#### EXERCISE DIRECTIONS:
Skipping all pictures, set down the lines of the listing from the first through the one with "15.7, 5.0, -9.0];".

#### DATA EXTRACT:
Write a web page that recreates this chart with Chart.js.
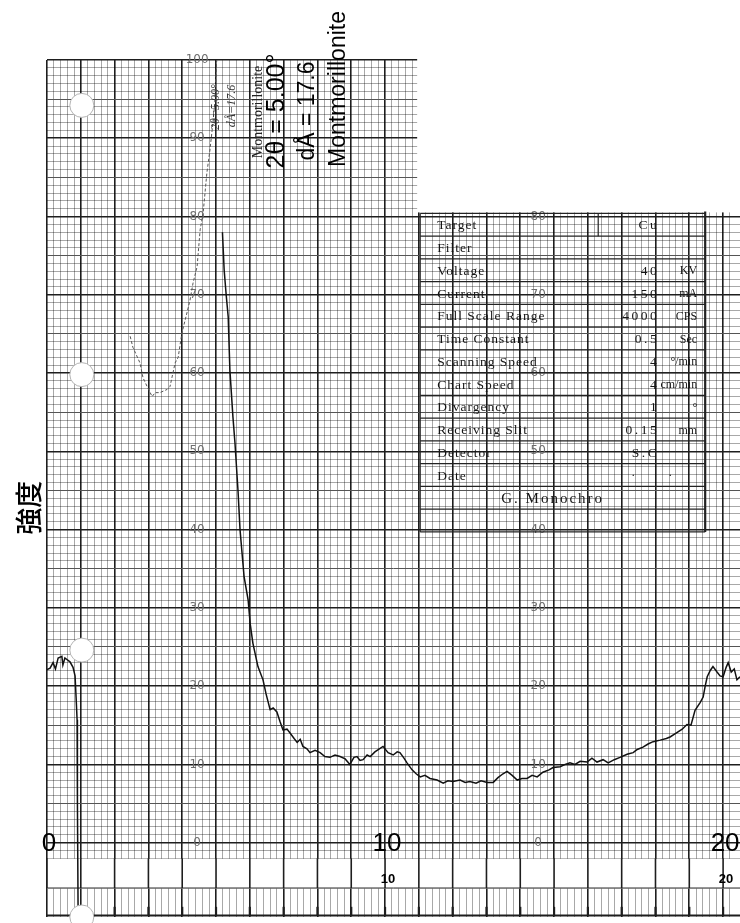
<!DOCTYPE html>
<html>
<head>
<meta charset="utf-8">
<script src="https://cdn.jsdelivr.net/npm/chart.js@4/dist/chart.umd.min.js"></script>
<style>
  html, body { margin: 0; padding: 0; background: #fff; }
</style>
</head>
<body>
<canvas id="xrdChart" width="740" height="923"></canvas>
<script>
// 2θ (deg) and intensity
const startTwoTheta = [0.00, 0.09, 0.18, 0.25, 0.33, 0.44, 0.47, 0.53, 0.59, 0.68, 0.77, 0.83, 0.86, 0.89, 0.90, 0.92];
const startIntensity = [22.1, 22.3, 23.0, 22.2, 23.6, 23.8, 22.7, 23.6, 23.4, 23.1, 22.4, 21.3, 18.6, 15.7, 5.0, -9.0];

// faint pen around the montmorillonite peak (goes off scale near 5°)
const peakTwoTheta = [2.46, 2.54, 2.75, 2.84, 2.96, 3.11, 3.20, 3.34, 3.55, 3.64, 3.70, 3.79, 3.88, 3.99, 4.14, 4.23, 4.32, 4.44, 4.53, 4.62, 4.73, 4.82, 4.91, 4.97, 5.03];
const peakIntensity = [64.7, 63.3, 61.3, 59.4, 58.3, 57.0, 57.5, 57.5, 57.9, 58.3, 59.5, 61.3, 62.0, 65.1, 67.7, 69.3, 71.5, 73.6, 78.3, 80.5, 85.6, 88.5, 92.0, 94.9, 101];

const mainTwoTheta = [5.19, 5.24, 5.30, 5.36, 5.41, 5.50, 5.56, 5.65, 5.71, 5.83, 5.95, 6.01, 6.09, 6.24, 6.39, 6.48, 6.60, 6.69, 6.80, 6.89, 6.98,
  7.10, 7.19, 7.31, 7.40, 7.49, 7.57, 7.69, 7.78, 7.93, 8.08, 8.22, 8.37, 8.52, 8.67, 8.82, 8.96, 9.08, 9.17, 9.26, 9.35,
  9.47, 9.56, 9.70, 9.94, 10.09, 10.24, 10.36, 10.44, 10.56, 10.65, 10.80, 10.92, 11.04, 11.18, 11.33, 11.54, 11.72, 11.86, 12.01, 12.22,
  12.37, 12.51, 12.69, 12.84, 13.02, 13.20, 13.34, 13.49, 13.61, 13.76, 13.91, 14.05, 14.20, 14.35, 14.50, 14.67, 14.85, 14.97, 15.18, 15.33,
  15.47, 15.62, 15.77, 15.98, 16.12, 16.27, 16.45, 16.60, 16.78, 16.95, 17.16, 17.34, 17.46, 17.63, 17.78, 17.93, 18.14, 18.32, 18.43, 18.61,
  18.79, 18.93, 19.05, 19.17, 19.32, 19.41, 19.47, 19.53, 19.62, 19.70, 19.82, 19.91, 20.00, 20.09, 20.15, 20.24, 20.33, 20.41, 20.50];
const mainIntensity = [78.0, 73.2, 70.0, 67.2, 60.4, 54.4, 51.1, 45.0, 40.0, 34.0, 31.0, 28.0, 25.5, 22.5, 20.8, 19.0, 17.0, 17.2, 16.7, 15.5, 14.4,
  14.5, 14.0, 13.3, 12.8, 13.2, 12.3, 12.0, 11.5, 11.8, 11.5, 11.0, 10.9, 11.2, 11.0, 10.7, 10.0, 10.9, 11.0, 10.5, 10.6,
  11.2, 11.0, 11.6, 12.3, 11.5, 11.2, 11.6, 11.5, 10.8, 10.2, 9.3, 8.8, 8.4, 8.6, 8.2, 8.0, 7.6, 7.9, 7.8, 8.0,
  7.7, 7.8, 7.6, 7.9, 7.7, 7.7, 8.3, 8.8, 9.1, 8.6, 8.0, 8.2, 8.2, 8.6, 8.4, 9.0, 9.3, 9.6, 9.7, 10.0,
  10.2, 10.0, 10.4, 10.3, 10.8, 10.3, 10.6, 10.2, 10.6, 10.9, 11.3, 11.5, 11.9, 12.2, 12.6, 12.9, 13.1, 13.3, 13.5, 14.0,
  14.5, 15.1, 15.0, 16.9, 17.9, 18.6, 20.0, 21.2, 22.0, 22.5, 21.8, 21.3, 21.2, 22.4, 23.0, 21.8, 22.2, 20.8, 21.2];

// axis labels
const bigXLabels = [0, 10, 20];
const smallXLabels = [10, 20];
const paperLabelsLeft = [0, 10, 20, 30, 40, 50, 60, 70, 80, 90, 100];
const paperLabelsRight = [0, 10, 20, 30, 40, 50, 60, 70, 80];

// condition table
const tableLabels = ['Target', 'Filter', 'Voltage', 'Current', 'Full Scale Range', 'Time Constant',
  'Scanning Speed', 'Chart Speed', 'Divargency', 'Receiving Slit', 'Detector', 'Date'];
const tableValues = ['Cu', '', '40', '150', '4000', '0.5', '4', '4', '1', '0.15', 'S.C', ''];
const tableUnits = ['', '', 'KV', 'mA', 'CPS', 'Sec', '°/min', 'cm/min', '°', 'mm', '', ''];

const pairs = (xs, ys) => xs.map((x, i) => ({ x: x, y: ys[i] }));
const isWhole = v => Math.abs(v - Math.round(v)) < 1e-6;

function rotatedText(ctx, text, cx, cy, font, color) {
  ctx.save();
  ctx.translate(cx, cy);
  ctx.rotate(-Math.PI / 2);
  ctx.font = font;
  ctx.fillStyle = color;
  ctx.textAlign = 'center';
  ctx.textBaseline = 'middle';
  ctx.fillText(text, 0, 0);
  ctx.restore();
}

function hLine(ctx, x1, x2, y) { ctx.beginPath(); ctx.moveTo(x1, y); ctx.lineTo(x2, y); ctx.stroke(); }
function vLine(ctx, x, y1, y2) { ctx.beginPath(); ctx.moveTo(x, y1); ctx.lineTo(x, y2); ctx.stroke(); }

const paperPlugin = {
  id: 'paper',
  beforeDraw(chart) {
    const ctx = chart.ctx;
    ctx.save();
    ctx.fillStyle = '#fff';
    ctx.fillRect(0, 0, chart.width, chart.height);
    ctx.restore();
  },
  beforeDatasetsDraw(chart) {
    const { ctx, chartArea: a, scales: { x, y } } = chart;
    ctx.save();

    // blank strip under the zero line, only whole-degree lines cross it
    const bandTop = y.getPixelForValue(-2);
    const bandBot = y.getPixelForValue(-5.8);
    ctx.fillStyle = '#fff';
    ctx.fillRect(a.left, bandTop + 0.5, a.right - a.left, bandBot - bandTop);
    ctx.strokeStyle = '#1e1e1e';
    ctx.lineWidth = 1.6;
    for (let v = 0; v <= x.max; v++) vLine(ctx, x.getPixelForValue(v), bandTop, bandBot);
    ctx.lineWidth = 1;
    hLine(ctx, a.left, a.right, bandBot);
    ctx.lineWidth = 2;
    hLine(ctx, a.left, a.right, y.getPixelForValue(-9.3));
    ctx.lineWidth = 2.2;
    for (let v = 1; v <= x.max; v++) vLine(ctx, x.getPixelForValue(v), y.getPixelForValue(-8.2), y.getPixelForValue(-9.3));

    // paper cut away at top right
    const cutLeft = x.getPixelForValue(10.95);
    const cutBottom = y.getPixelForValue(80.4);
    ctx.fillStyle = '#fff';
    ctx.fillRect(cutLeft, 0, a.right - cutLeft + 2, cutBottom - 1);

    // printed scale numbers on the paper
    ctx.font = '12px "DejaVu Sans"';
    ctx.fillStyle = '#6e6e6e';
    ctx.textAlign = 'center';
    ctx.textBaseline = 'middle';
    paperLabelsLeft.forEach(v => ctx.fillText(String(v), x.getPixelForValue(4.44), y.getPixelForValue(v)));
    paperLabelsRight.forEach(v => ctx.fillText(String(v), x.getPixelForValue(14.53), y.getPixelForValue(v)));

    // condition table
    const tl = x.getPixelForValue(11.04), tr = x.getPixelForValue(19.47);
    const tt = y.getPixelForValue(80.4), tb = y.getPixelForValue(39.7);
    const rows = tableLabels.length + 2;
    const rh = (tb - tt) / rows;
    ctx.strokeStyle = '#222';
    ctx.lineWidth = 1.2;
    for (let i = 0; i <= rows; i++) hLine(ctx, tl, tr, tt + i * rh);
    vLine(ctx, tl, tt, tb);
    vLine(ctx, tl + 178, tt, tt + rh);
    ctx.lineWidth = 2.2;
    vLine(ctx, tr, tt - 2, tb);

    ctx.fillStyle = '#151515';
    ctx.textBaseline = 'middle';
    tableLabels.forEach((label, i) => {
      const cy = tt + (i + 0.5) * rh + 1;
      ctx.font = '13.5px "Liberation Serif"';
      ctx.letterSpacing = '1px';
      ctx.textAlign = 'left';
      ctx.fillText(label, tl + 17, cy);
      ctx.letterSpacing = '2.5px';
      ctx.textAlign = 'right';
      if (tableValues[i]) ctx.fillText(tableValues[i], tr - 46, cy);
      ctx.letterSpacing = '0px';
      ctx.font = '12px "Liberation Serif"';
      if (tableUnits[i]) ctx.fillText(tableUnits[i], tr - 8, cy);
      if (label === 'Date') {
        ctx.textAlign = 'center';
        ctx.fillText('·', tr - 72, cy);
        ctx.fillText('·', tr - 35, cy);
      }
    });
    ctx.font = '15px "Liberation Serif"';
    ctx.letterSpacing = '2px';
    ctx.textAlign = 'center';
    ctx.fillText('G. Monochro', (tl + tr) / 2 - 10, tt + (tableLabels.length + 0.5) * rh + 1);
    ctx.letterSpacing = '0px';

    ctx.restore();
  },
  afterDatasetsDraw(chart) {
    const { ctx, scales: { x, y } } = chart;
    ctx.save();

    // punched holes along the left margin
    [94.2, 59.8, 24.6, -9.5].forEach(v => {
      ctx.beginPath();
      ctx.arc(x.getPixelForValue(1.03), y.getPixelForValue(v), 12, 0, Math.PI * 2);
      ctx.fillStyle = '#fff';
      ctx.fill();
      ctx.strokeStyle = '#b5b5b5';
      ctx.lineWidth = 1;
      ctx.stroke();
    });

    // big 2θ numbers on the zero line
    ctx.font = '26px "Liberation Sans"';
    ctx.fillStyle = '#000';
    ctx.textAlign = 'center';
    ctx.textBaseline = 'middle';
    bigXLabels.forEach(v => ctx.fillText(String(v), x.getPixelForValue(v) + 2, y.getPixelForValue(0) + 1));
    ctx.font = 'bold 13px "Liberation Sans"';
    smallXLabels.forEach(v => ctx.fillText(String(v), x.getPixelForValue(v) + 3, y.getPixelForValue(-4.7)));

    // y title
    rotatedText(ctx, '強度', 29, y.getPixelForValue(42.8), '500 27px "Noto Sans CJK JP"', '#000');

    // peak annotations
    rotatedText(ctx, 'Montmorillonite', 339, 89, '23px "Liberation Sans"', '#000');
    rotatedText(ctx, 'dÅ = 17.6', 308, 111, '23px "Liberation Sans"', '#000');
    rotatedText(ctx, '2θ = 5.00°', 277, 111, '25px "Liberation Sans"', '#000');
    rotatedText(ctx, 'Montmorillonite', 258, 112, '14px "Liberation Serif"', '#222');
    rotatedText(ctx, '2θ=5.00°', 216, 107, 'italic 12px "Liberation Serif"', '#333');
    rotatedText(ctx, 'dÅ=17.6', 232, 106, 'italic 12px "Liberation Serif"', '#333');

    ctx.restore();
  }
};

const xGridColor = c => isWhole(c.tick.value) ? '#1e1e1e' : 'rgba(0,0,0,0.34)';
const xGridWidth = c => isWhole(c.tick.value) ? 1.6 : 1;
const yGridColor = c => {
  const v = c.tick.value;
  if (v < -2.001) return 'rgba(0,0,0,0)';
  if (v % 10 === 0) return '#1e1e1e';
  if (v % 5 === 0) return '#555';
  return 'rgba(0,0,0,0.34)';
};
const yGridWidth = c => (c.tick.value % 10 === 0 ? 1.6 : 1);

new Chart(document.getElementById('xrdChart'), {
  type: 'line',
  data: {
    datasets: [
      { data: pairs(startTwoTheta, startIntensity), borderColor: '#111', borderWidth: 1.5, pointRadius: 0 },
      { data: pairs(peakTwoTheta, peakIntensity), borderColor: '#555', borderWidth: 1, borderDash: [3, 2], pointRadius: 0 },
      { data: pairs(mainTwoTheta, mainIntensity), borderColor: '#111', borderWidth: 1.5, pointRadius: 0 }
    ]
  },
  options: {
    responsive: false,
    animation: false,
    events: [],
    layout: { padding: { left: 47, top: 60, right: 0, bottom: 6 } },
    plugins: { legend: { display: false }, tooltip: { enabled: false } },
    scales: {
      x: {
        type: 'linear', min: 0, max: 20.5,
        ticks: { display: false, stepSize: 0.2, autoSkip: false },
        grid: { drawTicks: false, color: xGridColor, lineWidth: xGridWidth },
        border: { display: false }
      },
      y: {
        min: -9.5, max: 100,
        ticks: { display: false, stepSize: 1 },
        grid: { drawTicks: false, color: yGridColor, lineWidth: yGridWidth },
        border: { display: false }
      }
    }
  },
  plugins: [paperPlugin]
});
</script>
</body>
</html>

#### ANSWER IN FULL:
Write a web page that recreates this chart with Chart.js.
<!DOCTYPE html>
<html>
<head>
<meta charset="utf-8">
<script src="https://cdn.jsdelivr.net/npm/chart.js@4/dist/chart.umd.min.js"></script>
<style>
  html, body { margin: 0; padding: 0; background: #fff; }
</style>
</head>
<body>
<canvas id="xrdChart" width="740" height="923"></canvas>
<script>
// 2θ (deg) and intensity
const startTwoTheta = [0.00, 0.09, 0.18, 0.25, 0.33, 0.44, 0.47, 0.53, 0.59, 0.68, 0.77, 0.83, 0.86, 0.89, 0.90, 0.92];
const startIntensity = [22.1, 22.3, 23.0, 22.2, 23.6, 23.8, 22.7, 23.6, 23.4, 23.1, 22.4, 21.3, 18.6, 15.7, 5.0, -9.0];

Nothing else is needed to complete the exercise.